Written instruction -> Give the number of lines that hold the string "chart". Nothing else is needed.

Data segment ->
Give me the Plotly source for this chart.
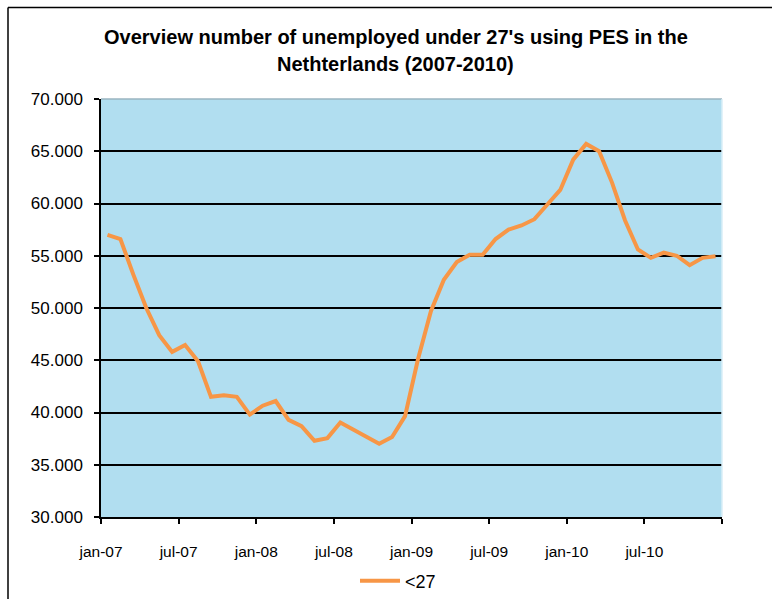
import plotly.graph_objects as go

# Monthly counts of unemployed under 27 registered with PES, jan-2007 .. dec-2010
months = [f"{m}-{y:02d}" for y in range(7, 11)
          for m in ["jan", "feb", "mar", "apr", "may", "jun",
                    "jul", "aug", "sep", "oct", "nov", "dec"]]
under_27 = [
    57000, 56600, 53200, 50000, 47400, 45800, 46450, 44900, 41500, 41650, 41500, 39800,
    40650, 41100, 39300, 38700, 37300, 37550, 39050, 38400, 37700, 37000, 37650, 39650,
    45100, 49700, 52700, 54400, 55100, 55100, 56600, 57500, 57900, 58500, 59900, 61300,
    64200, 65700, 65000, 62000, 58400, 55600, 54800, 55300, 55000, 54100, 54800, 54950,
]
tick_labels = ["jan-07", "jul-07", "jan-08", "jul-08", "jan-09",
               "jul-09", "jan-10", "jul-10", ""]
y_ticks = [30000, 35000, 40000, 45000, 50000, 55000, 60000, 65000, 70000]

# each month sits in the middle of its slot on the time axis
x_pos = [i + 0.5 for i in range(len(months))]

FONT = "Liberation Sans, Arial, sans-serif"
W, H = 772, 599
L, R, T, B = 101, 722, 99, 517   # plot area edges in pixels


def px_x(x):
    return (x - L) / (R - L)


def px_y(y):
    return (B - y) / (B - T)


fig = go.Figure()
fig.add_trace(go.Scatter(
    x=x_pos, y=under_27, mode="lines", name="<27",
    customdata=months, hovertemplate="%{customdata}: %{y:,d}<extra></extra>",
    line=dict(color="#F79646", width=4),
))

fig.update_layout(
    width=W, height=H,
    margin=dict(l=L, r=W - R, t=T, b=H - B, autoexpand=False),
    paper_bgcolor="white",
    plot_bgcolor="#B1DEF0",
    separators=",.",
    font=dict(family=FONT, color="black"),
    showlegend=True,
    legend=dict(orientation="h", xref="container", yref="container",
                x=398 / W, xanchor="center", y=1 - 581 / H, yanchor="middle",
                font=dict(size=18), itemwidth=40, bgcolor="rgba(0,0,0,0)"),
    xaxis=dict(
        range=[0, 48], tickmode="array", tickvals=list(range(0, 49, 6)),
        ticktext=tick_labels, showgrid=False, zeroline=False,
        showline=True, linecolor="black", linewidth=1.5,
        ticks="outside", ticklen=5, tickwidth=1.5, tickcolor="black",
        tickfont=dict(size=15.5), ticklabelstandoff=15,
    ),
    yaxis=dict(
        range=[30000, 70000], tickmode="array", tickvals=y_ticks,
        tickformat=",d", showgrid=True, gridcolor="black", gridwidth=1.5,
        zeroline=False, showline=True, linecolor="black", linewidth=1.5,
        ticks="outside", ticklen=5, tickwidth=1.5, tickcolor="black",
        tickfont=dict(size=17), ticklabelstandoff=8,
    ),
    annotations=[
        dict(text="<b>Overview number of unemployed under 27's using PES in the</b>",
             xref="paper", yref="paper", x=px_x(395.5), y=px_y(37),
             xanchor="center", yanchor="middle", showarrow=False,
             font=dict(size=20, family=FONT)),
        dict(text="<b>Nethterlands (2007-2010)</b>",
             xref="paper", yref="paper", x=px_x(395.5), y=px_y(64),
             xanchor="center", yanchor="middle", showarrow=False,
             font=dict(size=20, family=FONT)),
    ],
    shapes=[
        # outer chart frame: top and left edges
        dict(type="line", xref="paper", yref="paper",
             x0=px_x(8), x1=px_x(W + 5), y0=px_y(7.5), y1=px_y(7.5),
             line=dict(color="black", width=1.5), layer="above"),
        dict(type="line", xref="paper", yref="paper",
             x0=px_x(8), x1=px_x(8), y0=px_y(7.5), y1=px_y(H + 5),
             line=dict(color="black", width=1.5), layer="above"),
        # light plot-area border on top and right
        dict(type="line", xref="paper", yref="paper", x0=0, x1=1, y0=1, y1=1,
             line=dict(color="#9AB4C0", width=1.5), layer="above"),
        dict(type="line", xref="paper", yref="paper", x0=1, x1=1, y0=0, y1=1,
             line=dict(color="#D8EEF7", width=1.5), layer="above"),
    ],
)

fig.write_html("out.html")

Answer to this problem -> 2